Retype, with no alterations, every line between the one containing "Rebuild this chart" and the one containing "plt.rcParams['font.family'] = ['Liberation", counting both of those lines too. Pictures are to be left out.

## START

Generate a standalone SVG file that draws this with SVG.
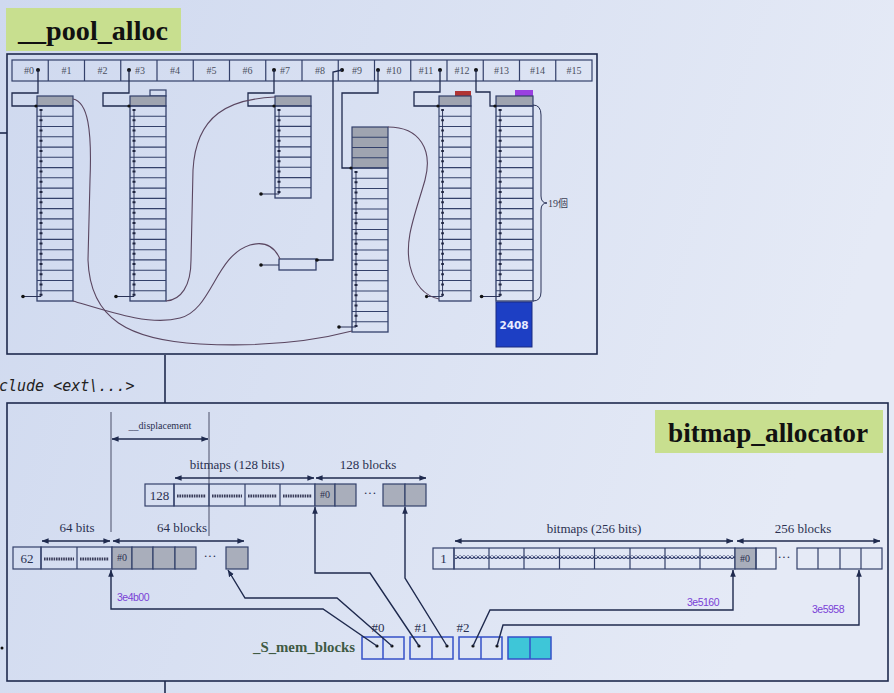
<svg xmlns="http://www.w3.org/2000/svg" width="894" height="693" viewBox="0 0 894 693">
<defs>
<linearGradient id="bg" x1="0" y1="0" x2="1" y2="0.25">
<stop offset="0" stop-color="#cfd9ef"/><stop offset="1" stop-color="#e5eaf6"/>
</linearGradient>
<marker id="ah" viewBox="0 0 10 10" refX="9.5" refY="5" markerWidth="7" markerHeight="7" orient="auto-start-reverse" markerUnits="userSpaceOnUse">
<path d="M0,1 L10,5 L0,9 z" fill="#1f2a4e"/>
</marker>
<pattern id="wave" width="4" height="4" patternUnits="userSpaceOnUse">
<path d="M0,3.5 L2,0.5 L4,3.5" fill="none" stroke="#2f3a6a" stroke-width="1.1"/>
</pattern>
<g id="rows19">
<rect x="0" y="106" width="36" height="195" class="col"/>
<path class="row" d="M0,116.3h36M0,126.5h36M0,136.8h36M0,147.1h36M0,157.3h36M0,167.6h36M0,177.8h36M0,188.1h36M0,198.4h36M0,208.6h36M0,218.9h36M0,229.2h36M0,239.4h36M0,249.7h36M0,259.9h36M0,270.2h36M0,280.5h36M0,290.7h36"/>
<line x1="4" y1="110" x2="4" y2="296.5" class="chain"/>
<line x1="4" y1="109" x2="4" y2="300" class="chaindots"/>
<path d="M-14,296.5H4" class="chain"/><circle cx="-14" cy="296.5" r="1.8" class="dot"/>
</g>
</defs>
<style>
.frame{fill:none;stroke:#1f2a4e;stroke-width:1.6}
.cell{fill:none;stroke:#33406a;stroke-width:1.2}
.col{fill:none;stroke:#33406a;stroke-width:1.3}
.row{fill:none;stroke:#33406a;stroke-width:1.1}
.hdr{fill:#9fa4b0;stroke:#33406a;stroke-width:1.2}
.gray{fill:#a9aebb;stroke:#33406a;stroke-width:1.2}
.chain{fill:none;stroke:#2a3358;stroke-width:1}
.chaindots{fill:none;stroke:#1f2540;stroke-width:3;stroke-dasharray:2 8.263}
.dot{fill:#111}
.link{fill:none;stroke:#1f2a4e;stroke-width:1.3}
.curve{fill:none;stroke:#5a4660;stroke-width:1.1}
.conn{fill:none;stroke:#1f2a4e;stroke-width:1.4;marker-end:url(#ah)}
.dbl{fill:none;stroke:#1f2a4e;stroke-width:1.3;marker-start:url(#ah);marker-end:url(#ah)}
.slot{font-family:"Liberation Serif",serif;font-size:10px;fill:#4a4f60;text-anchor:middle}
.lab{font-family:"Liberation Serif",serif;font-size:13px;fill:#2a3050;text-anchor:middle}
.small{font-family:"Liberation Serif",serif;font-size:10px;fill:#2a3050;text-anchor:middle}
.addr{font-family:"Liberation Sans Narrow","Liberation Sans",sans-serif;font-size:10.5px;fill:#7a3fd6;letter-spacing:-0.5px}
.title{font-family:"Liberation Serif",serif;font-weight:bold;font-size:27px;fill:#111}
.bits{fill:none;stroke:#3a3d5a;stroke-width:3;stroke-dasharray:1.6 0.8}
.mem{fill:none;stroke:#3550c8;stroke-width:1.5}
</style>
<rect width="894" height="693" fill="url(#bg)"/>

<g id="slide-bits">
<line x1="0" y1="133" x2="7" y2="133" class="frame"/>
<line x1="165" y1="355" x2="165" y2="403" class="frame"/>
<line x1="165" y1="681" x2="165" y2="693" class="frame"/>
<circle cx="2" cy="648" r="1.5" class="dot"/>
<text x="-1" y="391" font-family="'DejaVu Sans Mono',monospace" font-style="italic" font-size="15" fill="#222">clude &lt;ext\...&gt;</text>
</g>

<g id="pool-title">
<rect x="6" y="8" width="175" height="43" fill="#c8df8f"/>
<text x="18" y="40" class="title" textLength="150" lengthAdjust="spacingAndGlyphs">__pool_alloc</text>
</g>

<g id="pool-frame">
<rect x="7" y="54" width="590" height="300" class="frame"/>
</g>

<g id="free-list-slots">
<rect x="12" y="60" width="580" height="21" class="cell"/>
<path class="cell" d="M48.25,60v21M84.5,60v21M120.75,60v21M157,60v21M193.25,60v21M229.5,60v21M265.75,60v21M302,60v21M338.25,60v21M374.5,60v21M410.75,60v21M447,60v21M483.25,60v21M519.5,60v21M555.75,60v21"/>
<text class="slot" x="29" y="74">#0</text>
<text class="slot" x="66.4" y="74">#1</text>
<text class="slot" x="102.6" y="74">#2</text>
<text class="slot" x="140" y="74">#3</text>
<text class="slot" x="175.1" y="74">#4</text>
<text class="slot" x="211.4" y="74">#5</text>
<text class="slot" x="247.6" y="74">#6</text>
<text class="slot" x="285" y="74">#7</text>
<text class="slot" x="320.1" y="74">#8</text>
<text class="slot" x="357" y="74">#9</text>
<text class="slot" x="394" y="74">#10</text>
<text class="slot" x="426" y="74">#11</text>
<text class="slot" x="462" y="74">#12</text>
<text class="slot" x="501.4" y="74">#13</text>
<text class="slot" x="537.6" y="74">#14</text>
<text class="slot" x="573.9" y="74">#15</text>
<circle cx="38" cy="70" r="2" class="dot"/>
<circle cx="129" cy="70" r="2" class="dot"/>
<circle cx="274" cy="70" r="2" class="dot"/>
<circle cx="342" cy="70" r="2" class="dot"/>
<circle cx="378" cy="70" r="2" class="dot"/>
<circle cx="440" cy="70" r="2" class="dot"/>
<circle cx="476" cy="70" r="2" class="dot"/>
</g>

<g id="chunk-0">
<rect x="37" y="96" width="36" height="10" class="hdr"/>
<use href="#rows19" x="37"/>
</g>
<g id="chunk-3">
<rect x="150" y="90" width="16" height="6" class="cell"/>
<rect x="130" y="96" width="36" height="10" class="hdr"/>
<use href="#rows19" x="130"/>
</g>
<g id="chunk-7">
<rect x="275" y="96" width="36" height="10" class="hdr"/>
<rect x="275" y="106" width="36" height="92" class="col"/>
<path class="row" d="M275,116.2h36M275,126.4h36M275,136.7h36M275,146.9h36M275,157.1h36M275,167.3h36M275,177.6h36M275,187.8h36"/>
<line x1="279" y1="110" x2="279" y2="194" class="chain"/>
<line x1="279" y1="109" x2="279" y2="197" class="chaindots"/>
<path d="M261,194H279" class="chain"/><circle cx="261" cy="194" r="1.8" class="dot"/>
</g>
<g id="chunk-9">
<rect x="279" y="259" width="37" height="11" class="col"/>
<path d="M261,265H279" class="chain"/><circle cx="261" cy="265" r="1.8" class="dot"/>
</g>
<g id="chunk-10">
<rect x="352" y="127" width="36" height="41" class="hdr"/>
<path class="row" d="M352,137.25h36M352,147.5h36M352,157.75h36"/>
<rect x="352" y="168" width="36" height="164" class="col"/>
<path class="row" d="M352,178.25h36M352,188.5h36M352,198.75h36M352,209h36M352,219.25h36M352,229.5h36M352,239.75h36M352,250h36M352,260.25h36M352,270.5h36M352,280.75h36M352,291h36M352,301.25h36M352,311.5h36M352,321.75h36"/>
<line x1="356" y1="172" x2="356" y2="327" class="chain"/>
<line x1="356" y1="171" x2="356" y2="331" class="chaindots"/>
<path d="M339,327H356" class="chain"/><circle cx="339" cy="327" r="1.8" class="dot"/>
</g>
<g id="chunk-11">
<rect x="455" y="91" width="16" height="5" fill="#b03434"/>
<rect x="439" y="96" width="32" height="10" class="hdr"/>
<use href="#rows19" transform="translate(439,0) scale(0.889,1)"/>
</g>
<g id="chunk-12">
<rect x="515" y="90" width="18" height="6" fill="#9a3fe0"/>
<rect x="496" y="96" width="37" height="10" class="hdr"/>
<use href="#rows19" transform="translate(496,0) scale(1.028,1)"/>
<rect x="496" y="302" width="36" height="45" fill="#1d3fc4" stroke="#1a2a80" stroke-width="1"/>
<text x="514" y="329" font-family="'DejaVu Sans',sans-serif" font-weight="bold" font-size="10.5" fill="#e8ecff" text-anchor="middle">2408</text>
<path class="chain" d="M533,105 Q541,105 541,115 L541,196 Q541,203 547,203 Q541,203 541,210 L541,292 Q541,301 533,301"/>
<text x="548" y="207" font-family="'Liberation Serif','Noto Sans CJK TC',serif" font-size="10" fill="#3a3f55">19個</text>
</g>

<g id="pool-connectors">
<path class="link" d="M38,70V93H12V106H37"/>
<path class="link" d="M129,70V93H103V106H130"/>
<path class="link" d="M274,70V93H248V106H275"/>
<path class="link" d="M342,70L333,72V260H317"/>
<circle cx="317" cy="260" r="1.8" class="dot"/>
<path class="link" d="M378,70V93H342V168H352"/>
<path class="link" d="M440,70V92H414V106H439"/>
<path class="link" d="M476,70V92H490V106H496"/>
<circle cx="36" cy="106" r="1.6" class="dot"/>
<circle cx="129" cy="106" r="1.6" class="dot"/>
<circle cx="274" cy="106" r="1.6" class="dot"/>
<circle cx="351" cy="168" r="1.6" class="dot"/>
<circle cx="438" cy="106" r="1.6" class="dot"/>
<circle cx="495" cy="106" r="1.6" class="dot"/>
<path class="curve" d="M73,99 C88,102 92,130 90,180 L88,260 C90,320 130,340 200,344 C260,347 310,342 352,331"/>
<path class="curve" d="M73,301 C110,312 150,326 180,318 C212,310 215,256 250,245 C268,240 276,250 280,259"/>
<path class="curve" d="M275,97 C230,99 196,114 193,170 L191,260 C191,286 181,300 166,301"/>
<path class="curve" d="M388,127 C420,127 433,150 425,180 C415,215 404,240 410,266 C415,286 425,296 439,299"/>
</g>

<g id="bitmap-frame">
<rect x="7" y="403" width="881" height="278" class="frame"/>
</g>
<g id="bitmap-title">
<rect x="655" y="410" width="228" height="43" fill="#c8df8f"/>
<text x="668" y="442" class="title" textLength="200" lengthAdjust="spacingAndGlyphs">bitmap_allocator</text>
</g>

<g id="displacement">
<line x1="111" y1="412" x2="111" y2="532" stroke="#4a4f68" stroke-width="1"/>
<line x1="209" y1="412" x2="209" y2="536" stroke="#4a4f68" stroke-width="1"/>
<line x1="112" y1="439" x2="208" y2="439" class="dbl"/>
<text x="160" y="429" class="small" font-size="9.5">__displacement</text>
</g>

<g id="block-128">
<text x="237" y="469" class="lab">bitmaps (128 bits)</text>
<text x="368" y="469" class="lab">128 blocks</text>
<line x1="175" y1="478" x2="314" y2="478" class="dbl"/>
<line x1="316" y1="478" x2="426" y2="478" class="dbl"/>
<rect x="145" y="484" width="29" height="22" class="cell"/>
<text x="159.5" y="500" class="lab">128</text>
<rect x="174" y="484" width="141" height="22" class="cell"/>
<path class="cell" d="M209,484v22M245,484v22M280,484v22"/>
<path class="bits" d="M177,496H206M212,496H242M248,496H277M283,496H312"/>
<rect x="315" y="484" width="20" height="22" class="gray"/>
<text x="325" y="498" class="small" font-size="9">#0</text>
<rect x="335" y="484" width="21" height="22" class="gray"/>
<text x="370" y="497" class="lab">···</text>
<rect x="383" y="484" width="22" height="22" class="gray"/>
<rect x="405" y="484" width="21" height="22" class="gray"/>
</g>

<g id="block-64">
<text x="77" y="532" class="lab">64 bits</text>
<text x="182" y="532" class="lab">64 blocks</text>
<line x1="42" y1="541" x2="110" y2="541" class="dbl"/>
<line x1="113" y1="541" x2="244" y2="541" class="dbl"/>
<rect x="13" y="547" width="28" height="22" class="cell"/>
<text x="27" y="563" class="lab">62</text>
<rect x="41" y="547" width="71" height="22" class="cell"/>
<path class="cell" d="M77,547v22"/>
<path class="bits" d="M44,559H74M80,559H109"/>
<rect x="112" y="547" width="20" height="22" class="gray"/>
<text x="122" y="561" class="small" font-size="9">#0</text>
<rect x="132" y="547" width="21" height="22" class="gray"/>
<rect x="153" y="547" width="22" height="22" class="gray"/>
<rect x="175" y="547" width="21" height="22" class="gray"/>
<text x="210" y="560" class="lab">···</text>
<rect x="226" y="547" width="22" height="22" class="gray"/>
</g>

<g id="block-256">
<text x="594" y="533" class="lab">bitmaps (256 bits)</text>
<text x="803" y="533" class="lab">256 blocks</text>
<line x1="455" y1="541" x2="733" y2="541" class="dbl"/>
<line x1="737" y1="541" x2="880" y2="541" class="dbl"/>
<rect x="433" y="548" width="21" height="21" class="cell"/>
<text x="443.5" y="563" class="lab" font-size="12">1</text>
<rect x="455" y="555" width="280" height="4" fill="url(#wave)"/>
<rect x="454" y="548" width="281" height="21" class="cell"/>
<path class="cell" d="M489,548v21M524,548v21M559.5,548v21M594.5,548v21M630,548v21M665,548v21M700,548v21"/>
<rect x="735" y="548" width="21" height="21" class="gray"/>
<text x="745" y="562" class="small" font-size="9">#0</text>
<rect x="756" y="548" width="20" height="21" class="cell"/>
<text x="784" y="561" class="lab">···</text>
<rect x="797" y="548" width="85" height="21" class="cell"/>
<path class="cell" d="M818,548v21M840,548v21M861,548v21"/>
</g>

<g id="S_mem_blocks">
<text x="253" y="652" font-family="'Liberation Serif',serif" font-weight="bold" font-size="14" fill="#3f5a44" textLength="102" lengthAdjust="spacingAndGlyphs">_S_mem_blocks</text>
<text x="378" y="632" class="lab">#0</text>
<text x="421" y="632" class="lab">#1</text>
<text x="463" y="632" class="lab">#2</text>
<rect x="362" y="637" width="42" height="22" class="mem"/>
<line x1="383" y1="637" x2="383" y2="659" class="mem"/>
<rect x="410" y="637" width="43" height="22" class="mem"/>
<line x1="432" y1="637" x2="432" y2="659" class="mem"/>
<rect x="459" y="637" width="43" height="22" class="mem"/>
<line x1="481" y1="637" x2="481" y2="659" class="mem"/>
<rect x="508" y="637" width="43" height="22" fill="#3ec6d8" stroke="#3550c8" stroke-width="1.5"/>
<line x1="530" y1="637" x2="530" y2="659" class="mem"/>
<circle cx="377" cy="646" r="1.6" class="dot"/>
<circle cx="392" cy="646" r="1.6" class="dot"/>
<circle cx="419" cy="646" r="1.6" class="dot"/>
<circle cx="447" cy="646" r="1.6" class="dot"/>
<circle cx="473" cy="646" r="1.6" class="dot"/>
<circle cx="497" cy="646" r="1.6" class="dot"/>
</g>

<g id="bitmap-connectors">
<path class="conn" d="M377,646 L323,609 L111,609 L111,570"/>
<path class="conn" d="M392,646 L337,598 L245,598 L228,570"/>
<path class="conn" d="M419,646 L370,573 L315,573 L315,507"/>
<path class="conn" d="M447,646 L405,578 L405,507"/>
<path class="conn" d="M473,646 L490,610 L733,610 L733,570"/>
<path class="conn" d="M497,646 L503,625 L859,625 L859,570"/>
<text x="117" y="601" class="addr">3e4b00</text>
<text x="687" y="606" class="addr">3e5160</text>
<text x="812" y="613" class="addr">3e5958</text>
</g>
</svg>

## END
## START

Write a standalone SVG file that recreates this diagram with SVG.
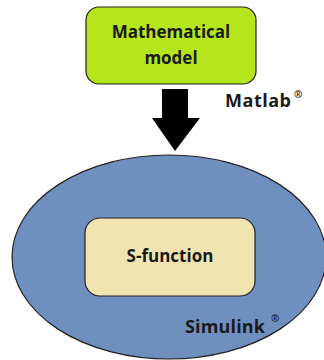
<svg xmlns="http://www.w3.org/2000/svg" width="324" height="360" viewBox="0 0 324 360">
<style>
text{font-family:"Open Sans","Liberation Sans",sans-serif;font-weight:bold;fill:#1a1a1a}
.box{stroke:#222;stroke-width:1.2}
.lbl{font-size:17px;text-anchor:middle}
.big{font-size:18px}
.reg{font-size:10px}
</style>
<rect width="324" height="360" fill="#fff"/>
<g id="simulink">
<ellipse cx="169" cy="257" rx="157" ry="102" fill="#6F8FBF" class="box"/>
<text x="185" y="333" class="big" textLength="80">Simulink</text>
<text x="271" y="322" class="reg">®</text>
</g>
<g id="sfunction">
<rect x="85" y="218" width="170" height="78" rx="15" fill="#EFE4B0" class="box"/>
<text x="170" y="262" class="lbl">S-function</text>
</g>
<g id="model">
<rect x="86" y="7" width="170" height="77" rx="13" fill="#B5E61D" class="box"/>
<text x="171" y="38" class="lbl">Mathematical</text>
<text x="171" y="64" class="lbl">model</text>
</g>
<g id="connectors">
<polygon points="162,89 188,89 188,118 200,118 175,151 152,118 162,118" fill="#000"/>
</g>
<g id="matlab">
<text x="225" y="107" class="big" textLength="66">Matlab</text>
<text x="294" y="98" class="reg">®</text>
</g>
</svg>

## END
## START

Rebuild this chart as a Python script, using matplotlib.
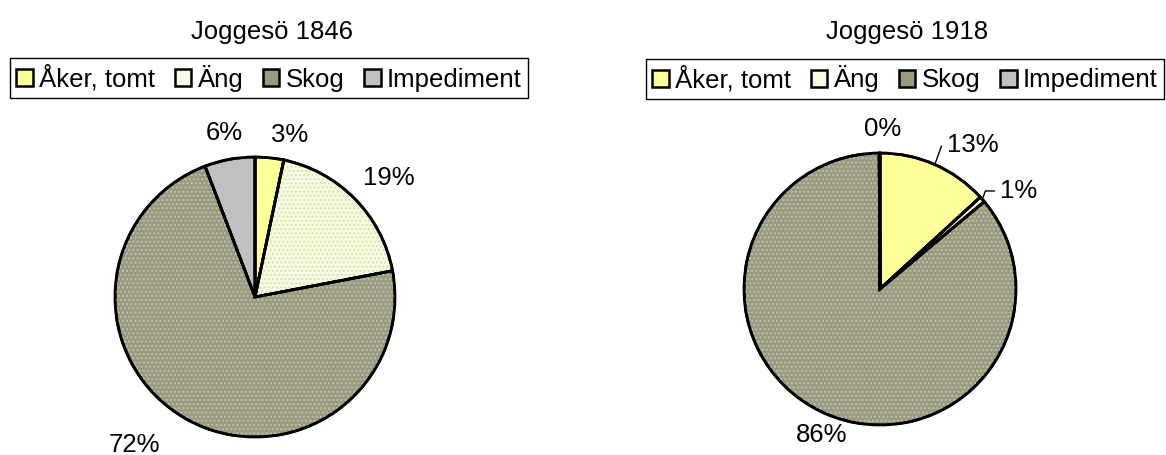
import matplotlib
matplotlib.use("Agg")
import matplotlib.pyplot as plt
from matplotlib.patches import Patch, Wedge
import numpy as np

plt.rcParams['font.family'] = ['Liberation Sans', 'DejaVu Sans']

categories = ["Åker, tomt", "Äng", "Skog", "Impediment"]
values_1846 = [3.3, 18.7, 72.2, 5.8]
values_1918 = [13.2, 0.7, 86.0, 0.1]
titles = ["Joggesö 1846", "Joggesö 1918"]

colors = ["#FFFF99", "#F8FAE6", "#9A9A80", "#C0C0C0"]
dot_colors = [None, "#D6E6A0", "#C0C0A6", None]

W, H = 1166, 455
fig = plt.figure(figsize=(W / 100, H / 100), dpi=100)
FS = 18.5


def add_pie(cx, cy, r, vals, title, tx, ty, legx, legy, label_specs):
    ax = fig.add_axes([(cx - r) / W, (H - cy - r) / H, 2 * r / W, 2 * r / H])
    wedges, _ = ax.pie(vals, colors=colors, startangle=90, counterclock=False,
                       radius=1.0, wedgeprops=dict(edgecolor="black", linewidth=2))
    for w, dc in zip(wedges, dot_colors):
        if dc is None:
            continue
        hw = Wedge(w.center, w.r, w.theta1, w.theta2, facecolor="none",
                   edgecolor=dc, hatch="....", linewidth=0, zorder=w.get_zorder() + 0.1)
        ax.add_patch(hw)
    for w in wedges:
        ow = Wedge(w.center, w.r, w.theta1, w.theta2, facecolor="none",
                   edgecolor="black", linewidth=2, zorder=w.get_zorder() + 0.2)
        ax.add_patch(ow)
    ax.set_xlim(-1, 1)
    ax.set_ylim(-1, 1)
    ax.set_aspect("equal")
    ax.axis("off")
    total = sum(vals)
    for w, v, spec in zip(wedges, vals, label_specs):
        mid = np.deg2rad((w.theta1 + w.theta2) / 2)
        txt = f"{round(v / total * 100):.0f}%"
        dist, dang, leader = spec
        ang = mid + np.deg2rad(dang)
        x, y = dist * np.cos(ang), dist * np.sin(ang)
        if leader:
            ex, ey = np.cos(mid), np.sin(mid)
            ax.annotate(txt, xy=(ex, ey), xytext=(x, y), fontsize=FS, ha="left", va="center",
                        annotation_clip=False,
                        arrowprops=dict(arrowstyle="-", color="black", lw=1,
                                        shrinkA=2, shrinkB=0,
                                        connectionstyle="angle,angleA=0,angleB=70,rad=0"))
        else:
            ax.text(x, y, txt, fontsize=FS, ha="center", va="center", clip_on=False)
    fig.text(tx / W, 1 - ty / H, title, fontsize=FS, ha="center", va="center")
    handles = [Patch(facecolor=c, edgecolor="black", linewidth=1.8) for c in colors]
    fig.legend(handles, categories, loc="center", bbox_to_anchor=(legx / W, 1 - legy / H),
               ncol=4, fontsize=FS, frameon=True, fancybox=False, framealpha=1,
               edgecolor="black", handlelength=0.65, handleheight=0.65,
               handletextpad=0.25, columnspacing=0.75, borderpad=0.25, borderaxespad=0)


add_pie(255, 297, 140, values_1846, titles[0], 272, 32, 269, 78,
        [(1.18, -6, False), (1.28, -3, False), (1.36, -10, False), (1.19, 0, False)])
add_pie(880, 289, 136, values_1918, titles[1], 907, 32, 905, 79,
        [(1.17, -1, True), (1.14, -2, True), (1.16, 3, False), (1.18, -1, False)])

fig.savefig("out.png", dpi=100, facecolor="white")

## END

*RESPONSE BELOW*
Rebuild this chart as a Python script, using matplotlib.
import matplotlib
matplotlib.use("Agg")
import matplotlib.pyplot as plt
from matplotlib.patches import Patch, Wedge
import numpy as np

plt.rcParams['font.family'] = ['Liberation Sans', 'DejaVu Sans']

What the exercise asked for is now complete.